Probablemente Joe Biden acabe ganando las elecciones estadounidenses, pero el reconocimiento de ello le costará muchos días y grandes esfuerzos institucionales y judiciales. Como había anunciado previamente, Donald Trump no aceptaría una derrota la que a su juicio y la de sus seguidores sólo era posible si le robaban las elecciones. El peor de los escenarios electorales que se temían se ha acabado produciendo: una victoria demócrata muy ajustada y el no reconocimiento de esto por parte de unos republicanos dispuestos a litigar hasta donde haga falta y, de paso, hacer tierra quemada y destruir la credibilidad de las instituciones y del sistema político. En la calle, grupos armados poseídos por teorías conspiratorias como las que difunden grupos tanto demenciales como QAnon, dispuestos a ir hasta el final en esta locura. Trump quizás al final tendrá que abandonar la Casa Blanca, pero el trumpismo se quedará en una sociedad americana profunda y lastimosamente dividida.
Y es que Trump ha instituido una nueva manera de hacer política, la que entre otras cosas consiste en arrasar con todo y en no dar por buena ninguna regla del juego. Una manera de actuar y de construir el relato que ya se ha impuesto en diversos grados de intensidad en buena parte del mundo. Es lo que ahora se lleva. En las elecciones americanas actuales, sólo ha existido él. Ha ocupado el centro del escenario y ha ido marcando la agenda según su criterio y percepción. No hay contrincante, a nadie le interesa quién es Joe Biden ni lo que piensa hacer. Todo resulta dual entre seguidores enardecidos y votantes que no lo soportan y huyen de tanta desmesura. Esta es su victoria incuestionable, aunque después las cifras finales no le den la presidencia. En su extremado egocentrismo no hay lugar para nadie más y lo que le corresponde de natural sólo le puede ser usurpado o expoliado por la conjunción de las fuerzas del mal. Poca sofisticación en el razonamiento, esquemas sencillos.

Pese a lo que decían las encuestas, el arraigo profundo en la sociedad americana de lo que significa el trumpisme es ya muy grande. No habrá sido un fenómeno incidental. Después de cuatro años de disparates, de salidas de tono, de pérdida del liderazgo de Estados Unidos en el mundo, de apuestas económicas y diplomáticas quiméricas y de una gestión de la pandemia deplorable, no sólo no le ha abandonado su electorado, sino que habrá obtenido más de cinco millones de votantes nuevos. Y lo que es peor, la fractura de la sociedad americana es ahora más profunda de lo que había sido nunca y las posibilidades de enfrentamientos violentos son altos en la medida que campan una gran cantidad de milicias armadas. Pura distopía cuando esto está sucediendo en el país más rico del mundo y que, al menos teóricamente, lo conduce.

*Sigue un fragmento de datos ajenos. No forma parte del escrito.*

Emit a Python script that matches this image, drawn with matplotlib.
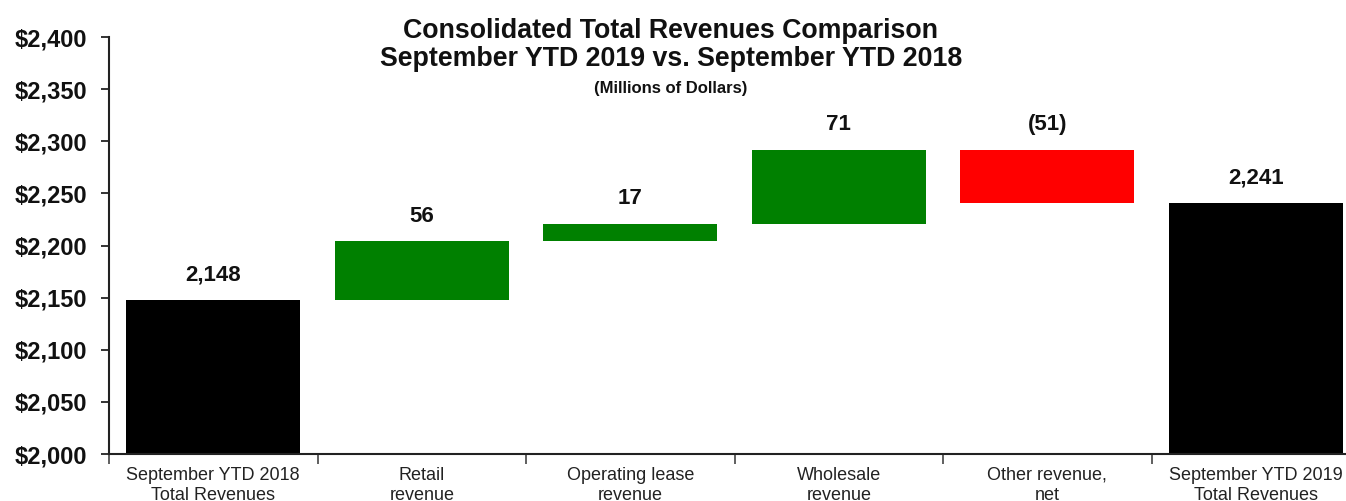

El mundo de Silicon Valley, de Wall Street o el Nueva York más cosmopolita coexiste con territorios y poblaciones decadentes, con una América profunda reaccionaria, irritada y paranoica. Hay un «cinturón de óxido» de zonas industriales con los trabajadores abandonados a su suerte, territorios de empobrecimiento donde la población se ha sentido despreciada por los flamantes y competitivos titulados universitarios que ocupan los mejores puestos de trabajo y se llevan todas las oportunidades. Hay una América que todavía considera la inmigración como a unos expoliadores de las pocas migajas de bienestar que quedaban en el país y de los supuestos valores fundacionales de la nación, pero también una América de inmigrantes que quieren dialéctica bélica y mano dura con los gobiernos de los países de los que ellos han huido.
Si algo sabe hacer el populismo es apropiarse de los malestares sociales y darles canalización y proyección política. Se trata de proporcionar un «enemigo», proveer una causa para la que movilizarse y, especialmente, recurrir a la pulsión más elemental y emocional para activar a la acción. A pesar de resultar pintoresco y repulsivo, Donald Trump es un maestro en todo esto, es el ególatra que centra y activa toda la maquinaria. Posee Trump algo fundamental: carece de escrúpulos y no tiene ningún freno moral. Esta dinámica, ciertamente no resuelve ningún problema de fondo ni mejorará la vida de sus votantes. Tampoco lo pretende. Es un mero espectáculo basado en el narcisismo combinado con los intereses de clase disimulados por una narrativa demagógica. El problema, entre otros, es que se lleva por delante toda noción de sociedad y cualquier vestigio de decencia.